Je fronçai les sourcils, je pensais comprendre son propos, mais le trouvai quelque peu hasardeux.
— Louis, la magie tire sa puissance sur la croyance qu’en ont les mortels. C’est pour cela qu’emmener quelqu’un de sceptique consulter une voyance n’a pas de sens et est parfaitement inutile.
Je devais avoir encore l’air soupçonneux, car elle posa sa main sur la mienne.
— Louis, tu dois te persuader de ta capacité à les vaincre ! Tu es le Roi Soleil ! Ils règnent peut-être sur les ténèbres, mais tu règnes sur la terre, sur la France. Tu es le plus grand Roi du monde, tu ne les laisseras gagner !
Ses mots savaient effectivement toucher mon cœur, elle connaissait mes élans, mes faiblesses également, mes convictions, mais elle n’avait vu ce que j’avais vu. Je finis par lui parler de la peste au hameau, des soldats malades, des prêtres devenus fous par la fièvre, des survivants errant comme des pestiférés, et des empoisonnements à Paris.
— La France entière est malade et son Roi avec ! m'exclamai-je avec désespoir.
Car j’avais eu quelques accès de fièvre que mes médecins imputaient à mes chevauchées sauvages.
— N’oublie pas Louis que si ces créatures t’attaquent, c’est que tu les menaces. Avant même que tu n’aies conscience de leur présence, ils t’ont considéré comme la plus grande menace sur leur royaume. Et cette vile créature des marais, n’est que cela, qu’une créature. Tu es Roi alors qu’elle n’est qu’un Seigneur régnant sur des marais ! Ce n’est pas avec elle que tu dois traiter, mais avec le Roi des fées, ou leur Reine.
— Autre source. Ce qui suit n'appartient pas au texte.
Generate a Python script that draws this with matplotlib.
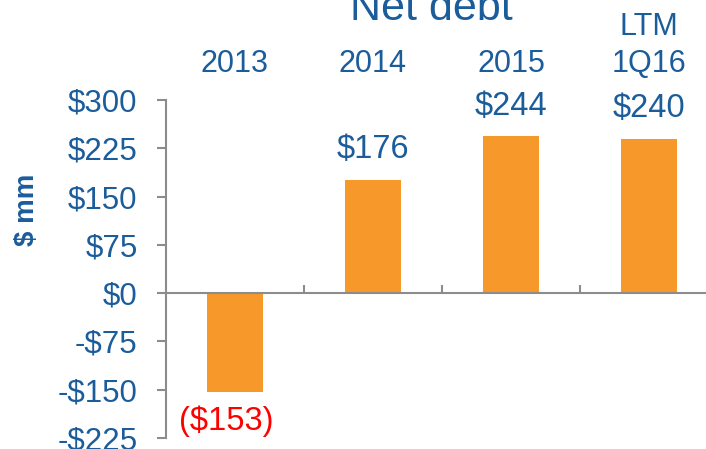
import numpy as np
import matplotlib.pyplot as plt

plt.rcParams['font.family'] = ['Liberation Sans', 'DejaVu Sans']

# data
categories = ["2013", "2014", "2015", "LTM\n1Q16"]
net_debt = [-153, 176, 244, 240]
value_labels = ["($153)", "$176", "$244", "$240"]
yticks = [-225, -150, -75, 0, 75, 150, 225, 300]
ytick_labels = ["-$225", "-$150", "-$75", "$0", "$75", "$150", "$225", "$300"]

blue = "#1B5C9A"
orange = "#F7982A"
grey = "#8C8C8C"

fig = plt.figure(figsize=(7.06, 4.49), dpi=100)
W, H = 706, 449
ax = fig.add_axes([166 / W, 11 / H, 552 / W, 338 / H])

x = np.arange(len(categories))
ax.bar(x, net_debt, width=0.4, color=orange, zorder=2)

ax.set_xlim(-0.5, 3.5)
ax.set_ylim(-225, 300)

# axes styling
for s in ["top", "right"]:
    ax.spines[s].set_visible(False)
ax.spines["left"].set_color(grey)
ax.spines["left"].set_linewidth(1.5)
ax.spines["bottom"].set_position(("data", 0))
ax.spines["bottom"].set_color(grey)
ax.spines["bottom"].set_linewidth(1.5)

ax.set_yticks(yticks)
ax.set_yticklabels(ytick_labels)
ax.tick_params(axis="y", direction="out", length=6.5, width=1.5, color=grey,
               labelsize=22.5, labelcolor=blue, pad=14)
ax.set_xticks([0.5, 1.5, 2.5])
ax.set_xticklabels([])
ax.tick_params(axis="x", direction="in", length=6, width=1.5, color=grey)

ax.set_ylabel("$ mm", fontsize=20, fontweight="bold", color=blue)
ax.yaxis.set_label_coords(-0.228, 0.675)

# category labels above the plot
for i, c in enumerate(categories):
    ax.text(i, 343, c, ha="center", va="baseline", fontsize=22,
            color=blue, clip_on=False, linespacing=1.3)

# value labels
for i, (v, lab) in enumerate(zip(net_debt, value_labels)):
    off = 21.5 if v >= 0 else -21.5
    dx = 0 if v >= 0 else -6
    ax.annotate(lab, (i, v), xytext=(dx, off), textcoords="offset points",
                ha="center", va="center", fontsize=23.5,
                color=blue if v >= 0 else "#FF0000", annotation_clip=False)

fig.text(431 / W, 1 - 20 / H, "Net debt", ha="center", va="baseline",
         fontsize=31, color=blue)

fig.savefig("out.png", dpi=100)
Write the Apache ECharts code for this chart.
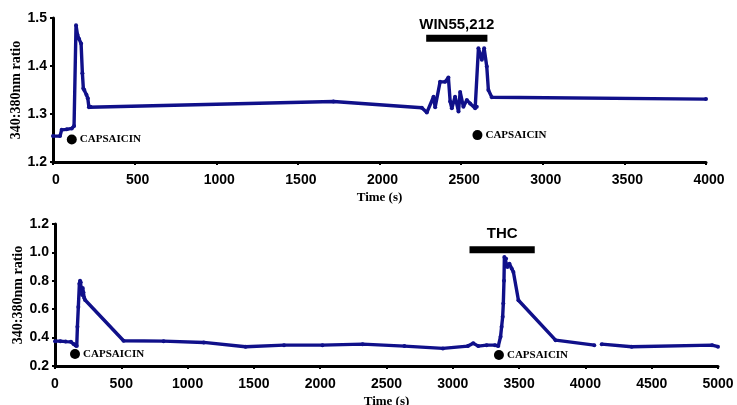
<!DOCTYPE html>
<html><head><meta charset="utf-8">
<script src="https://cdn.jsdelivr.net/npm/echarts@6/dist/echarts.min.js"></script>
<style>html,body{margin:0;padding:0;background:#fff}#c{width:737px;height:405px}</style>
</head><body><div id="c"></div>
<script>
// ---- Top panel (WIN55,212) ----
const topTime  = [0, 43, 53, 84, 115, 129, 141, 150, 160, 172, 180, 186, 192, 205, 213, 220, 230, 1718, 2259, 2290, 2331, 2341, 2371, 2402, 2422, 2433, 2443, 2463, 2484, 2494, 2514, 2535, 2555, 2586, 2596, 2606, 2627, 2641, 2657, 2667, 2688, 4000];
const topRatio = [1.254, 1.254, 1.267, 1.268, 1.270, 1.275, 1.485, 1.465, 1.456, 1.447, 1.385, 1.353, 1.350, 1.340, 1.333, 1.314, 1.315, 1.326, 1.313, 1.303, 1.336, 1.314, 1.367, 1.367, 1.376, 1.326, 1.312, 1.336, 1.305, 1.346, 1.315, 1.329, 1.322, 1.312, 1.315, 1.437, 1.413, 1.437, 1.399, 1.350, 1.335, 1.331];
const topXTicks = [0, 500, 1000, 1500, 2000, 2500, 3000, 3500, 4000];
const topYTicks = [1.2, 1.3, 1.4, 1.5];
const winBarTime = [2286, 2661];
const winBarLevel = 1.458;
const winLabel = 'WIN55,212';
const topCapsTime = [115, 2600];
const topCapsLevel = [1.247, 1.256];

// ---- Bottom panel (THC) ----
const botTime  = [0, 40, 80, 120, 140, 155, 164, 169, 176, 184, 189, 194, 200, 205, 209, 214, 220, 227, 517, 819, 1122, 1437, 1727, 2017, 2320, 2635, 2925, 3113, 3154, 3192, 3255, 3318, 3343, 3360, 3368, 3376, 3381, 3386, 3389, 3402, 3412, 3427, 3444, 3457, 3495, 3775, 4067, 4095, 4123, 4349, 4955, 5000];
const botRatio = [0.375, 0.375, 0.372, 0.370, 0.355, 0.345, 0.340, 0.476, 0.616, 0.78, 0.80, 0.79, 0.74, 0.70, 0.75, 0.72, 0.68, 0.665, 0.378, 0.375, 0.366, 0.336, 0.347, 0.347, 0.354, 0.340, 0.324, 0.340, 0.360, 0.340, 0.347, 0.347, 0.340, 0.406, 0.476, 0.546, 0.640, 0.800, 0.967, 0.956, 0.897, 0.920, 0.886, 0.862, 0.663, 0.382, 0.347, null, 0.354, 0.336, 0.347, 0.336];
const botXTicks = [0, 500, 1000, 1500, 2000, 2500, 3000, 3500, 4000, 4500, 5000];
const botYTicks = [0.2, 0.4, 0.6, 0.8, 1.0, 1.2];
const thcBarTime = [3126, 3618];
const thcBarLevel = 1.018;
const thcLabel = 'THC';
const botCapsTime = [151, 3348];
const botCapsLevel = [0.284, 0.277];

const capsText = 'CAPSAICIN';
const yTitle = '340:380nm ratio';
const xTitle = 'Time (s)';

const LINE = '#10108a';
const SANS = 'Liberation Sans, Arial, sans-serif';
const SERIF = 'Liberation Serif, Times New Roman, serif';

function pairs(xs, ys) { return xs.map((x, i) => [x, ys[i] == null ? '-' : ys[i]]); }

function xAxisCfg(idx, ticks, labelPad) {
  return {
    type: 'value', gridIndex: idx,
    min: ticks[0], max: ticks[ticks.length - 1], interval: ticks[1] - ticks[0],
    name: xTitle, nameLocation: 'middle', nameGap: 29,
    nameTextStyle: { fontFamily: SERIF, fontWeight: 'bold', fontSize: 13, color: '#000' },
    axisLine: { show: true, onZero: false, lineStyle: { color: '#000', width: 3 } },
    axisTick: { show: true, length: 3, lineStyle: { color: '#000', width: 2 } },
    axisLabel: { color: '#000', fontFamily: SANS, fontWeight: 'bold', fontSize: 14, margin: 11, padding: labelPad,
      formatter: v => String(v) },
    splitLine: { show: false }
  };
}
function yAxisCfg(idx, ticks, dec) {
  return {
    type: 'value', gridIndex: idx,
    min: ticks[0], max: ticks[ticks.length - 1], interval: +(ticks[1] - ticks[0]).toFixed(2),
    name: yTitle, nameLocation: 'middle', nameRotate: 90, nameGap: 30, nameMoveOverlap: false,
    nameTextStyle: { fontFamily: SERIF, fontWeight: 'bold', fontSize: 14, color: '#000' },
    axisLine: { show: true, onZero: false, lineStyle: { color: '#000', width: 3 } },
    axisTick: { show: true, length: 3, lineStyle: { color: '#000', width: 2 } },
    axisLabel: { color: '#000', fontFamily: SANS, fontWeight: 'bold', fontSize: 14, margin: 6,
      formatter: v => v.toFixed(dec) },
    splitLine: { show: false }
  };
}
function traceSeries(idx, data) {
  return {
    type: 'line', xAxisIndex: idx, yAxisIndex: idx, data: data,
    connectNulls: false, showAllSymbol: true,
    symbol: 'circle', symbolSize: 4,
    itemStyle: { color: LINE, opacity: 1 }, lineStyle: { color: LINE, width: 3.4 },
    animation: false, z: 3
  };
}
function barSeries(idx, times, level, text, dist) {
  return [{
    type: 'line', xAxisIndex: idx, yAxisIndex: idx,
    data: times.map(t => [t, level]), symbol: 'none',
    lineStyle: { color: '#000', width: 7, cap: 'butt' }, animation: false, z: 4
  }, {
    type: 'scatter', xAxisIndex: idx, yAxisIndex: idx,
    data: [[(times[0] + times[1]) / 2, level]], symbolSize: 0,
    itemStyle: { opacity: 1 },
    label: { show: true, position: 'top', distance: dist, formatter: text,
      fontFamily: SANS, fontWeight: 'bold', fontSize: 15, color: '#000', opacity: 1 },
    animation: false, silent: true
  }];
}
function capsSeries(idx, times, levels) {
  return {
    type: 'scatter', xAxisIndex: idx, yAxisIndex: idx,
    data: times.map((t, i) => [t, levels[i]]), symbol: 'circle', symbolSize: 10,
    itemStyle: { color: '#000', opacity: 1 },
    label: { show: true, position: 'right', distance: 3, formatter: capsText,
      fontFamily: SERIF, fontWeight: 'bold', fontSize: 11, color: '#000', opacity: 1 },
    animation: false, z: 5
  };
}

const chart = echarts.init(document.getElementById('c'), null, { renderer: 'canvas' });
chart.setOption({
  backgroundColor: '#fff',
  animation: false,
  grid: [
    { left: 53, right: 31, top: 18, height: 144, containLabel: false, outerBoundsMode: 'none' },
    { left: 55, right: 19, top: 224, height: 142, containLabel: false, outerBoundsMode: 'none' }
  ],
  xAxis: [xAxisCfg(0, topXTicks, [0, 0, 0, 6]), xAxisCfg(1, botXTicks, [0, 0, 0, 0])],
  yAxis: [yAxisCfg(0, topYTicks, 1), yAxisCfg(1, botYTicks, 1)],
  series: [
    traceSeries(0, pairs(topTime, topRatio)),
    ...barSeries(0, winBarTime, winBarLevel, winLabel, 6),
    capsSeries(0, topCapsTime, topCapsLevel),
    traceSeries(1, pairs(botTime, botRatio)),
    ...barSeries(1, thcBarTime, thcBarLevel, thcLabel, 8),
    capsSeries(1, botCapsTime, botCapsLevel)
  ]
});
</script>
</body></html>
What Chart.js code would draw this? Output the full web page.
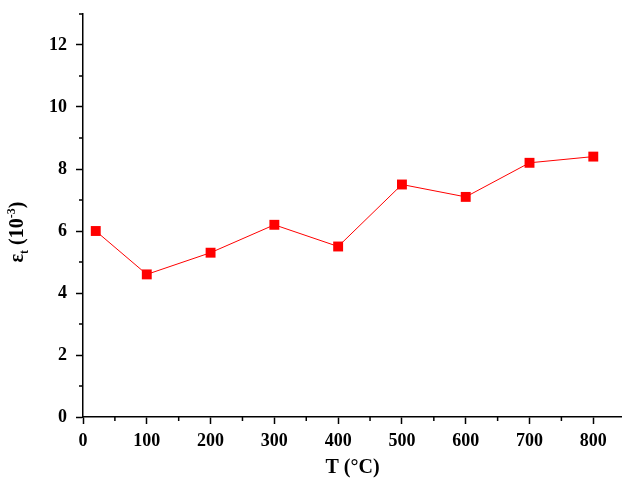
<!DOCTYPE html>
<html>
<head>
<meta charset="utf-8">
<script src="https://cdn.jsdelivr.net/npm/chart.js@4"></script>
<style>
  html, body { margin: 0; padding: 0; background: #fff; overflow: hidden; }
  canvas { display: block; }
</style>
</head>
<body>
<canvas id="chart" width="622" height="484"></canvas>
<script>
// temperatures (°C) and strain values (10^-3)
const temps = [20, 100, 200, 300, 400, 500, 600, 700, 800];
const strain = [6.0, 4.6, 5.3, 6.2, 5.5, 7.5, 7.1, 8.2, 8.4];
const xMinorTicks = [50, 150, 250, 350, 450, 550, 650, 750];
const yMinorTicks = [1, 3, 5, 7, 9, 11, 13];

const fontFamily = '"Liberation Serif", "Times New Roman", serif';

// minor ticks and the y title with sub/superscript
const extras = {
    id: 'extras',
    afterDraw(chart) {
        let ctx = chart.ctx;
        let xs = chart.scales.x;
        let ys = chart.scales.y;
        ctx.save();
        ctx.strokeStyle = '#000';
        ctx.lineWidth = 1.5;
        xMinorTicks.forEach(v => {
            let px = xs.getPixelForValue(v);
            ctx.beginPath();
            ctx.moveTo(px, ys.bottom);
            ctx.lineTo(px, ys.bottom + 4);
            ctx.stroke();
        });
        yMinorTicks.forEach(v => {
            let py = ys.getPixelForValue(v);
            ctx.beginPath();
            ctx.moveTo(xs.left, py);
            ctx.lineTo(xs.left - 4, py);
            ctx.stroke();
        });

        // y axis title
        ctx.translate(23, 232);
        ctx.rotate(-Math.PI / 2);
        ctx.fillStyle = '#000';
        ctx.textBaseline = 'alphabetic';
        ctx.textAlign = 'left';
        let parts = [
            { t: '\u03b5', size: 20, dy: 0 },
            { t: 't', size: 12, dy: 5 },
            { t: ' (10', size: 20, dy: 0 },
            { t: '-3', size: 12, dy: -8 },
            { t: ')', size: 20, dy: 0 }
        ];
        let total = 0;
        parts.forEach(p => {
            ctx.font = 'bold ' + p.size + 'px ' + fontFamily;
            p.w = ctx.measureText(p.t).width;
            total += p.w;
        });
        let x = -total / 2;
        parts.forEach(p => {
            ctx.font = 'bold ' + p.size + 'px ' + fontFamily;
            ctx.fillText(p.t, x, p.dy);
            x += p.w;
        });
        ctx.restore();
    }
};

new Chart(document.getElementById('chart'), {
    type: 'line',
    data: {
        datasets: [{
            data: temps.map((t, i) => ({ x: t, y: strain[i] })),
            borderColor: '#ff0000',
            backgroundColor: '#ff0000',
            borderWidth: 1,
            pointStyle: 'rect',
            pointRadius: 7,
            pointHoverRadius: 7,
            pointBorderWidth: 0,
            tension: 0
        }]
    },
    options: {
        responsive: false,
        animation: false,
        layout: { autoPadding: false, padding: { top: 14, right: 0, left: 0, bottom: 0 } },
        plugins: {
            legend: { display: false },
            tooltip: { enabled: false }
        },
        scales: {
            x: {
                type: 'linear',
                min: 0,
                max: 845,
                afterFit: s => { s.height = 67; s.paddingLeft = 0; s.paddingRight = 0; },
                border: { color: '#000', width: 1.5 },
                grid: { drawOnChartArea: false, drawTicks: true, tickLength: 7, tickColor: '#000', tickWidth: 1.5 },
                ticks: {
                    stepSize: 100,
                    includeBounds: false,
                    color: '#000',
                    padding: 7,
                    maxRotation: 0,
                    font: { family: fontFamily, size: 18, weight: 'bold' }
                },
                title: {
                    display: true,
                    text: 'T (\u00b0C)',
                    color: '#000',
                    padding: { top: 5 },
                    font: { family: fontFamily, size: 20, weight: 'bold' }
                }
            },
            y: {
                min: 0,
                max: 13,
                afterFit: s => { s.width = 83; s.paddingTop = 0; s.paddingBottom = 0; },
                border: { color: '#000', width: 1.5 },
                grid: { drawOnChartArea: false, drawTicks: true, tickLength: 7, tickColor: '#000', tickWidth: 1.5 },
                ticks: {
                    stepSize: 2,
                    includeBounds: false,
                    color: '#000',
                    padding: 9,
                    font: { family: fontFamily, size: 18, weight: 'bold' }
                }
            }
        }
    },
    plugins: [extras]
});
</script>
</body>
</html>
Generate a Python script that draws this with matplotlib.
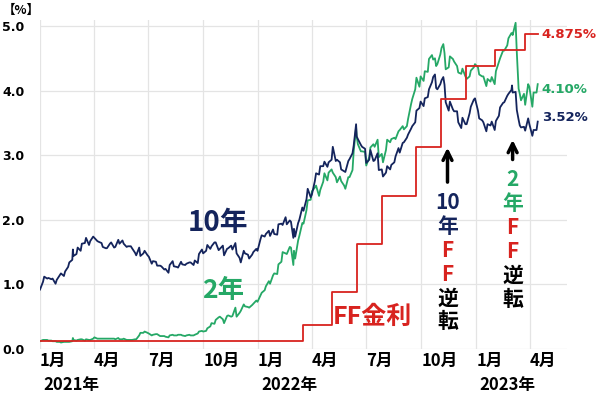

Tu as toujours su parler aux femmes.
Les conseils de la marquise étaient avisés. Bien sûr, je savais déjà tout cela. C’était le plan que je voulais suivre avant que la sorcière bretonne ne succombe. Tous ceux que j’avais amenés à Versailles se mouraient du mal qui rongeait les terres où j’avais choisi de bâtir mon palais. Ce qui me rendait d’autant plus furieux c’est de devoir renoncer à cet édifice somptueux qui représentait à lui seul toute la modernité de la France, toute sa beauté.
En observant les jardins gelés je songeais à la Hollande, nous irions bientôt la conquérir à nouveau, la faire ployer sous notre volonté, pourquoi en serait-il autrement des créatures ? La marquise avait raison, je devais traiter avec la Reine des fées directement, mais pas en position de faiblesse. Jamais en position de faiblesse. Il ne sortirait rien de bon d’un traité passé alors qu’on est exsangue et menacé de toute part. Prenant les mains de la marquise dans les miennes, je les embrassais.
— Merci, ma douce, tu m’as redonné la force d’agir.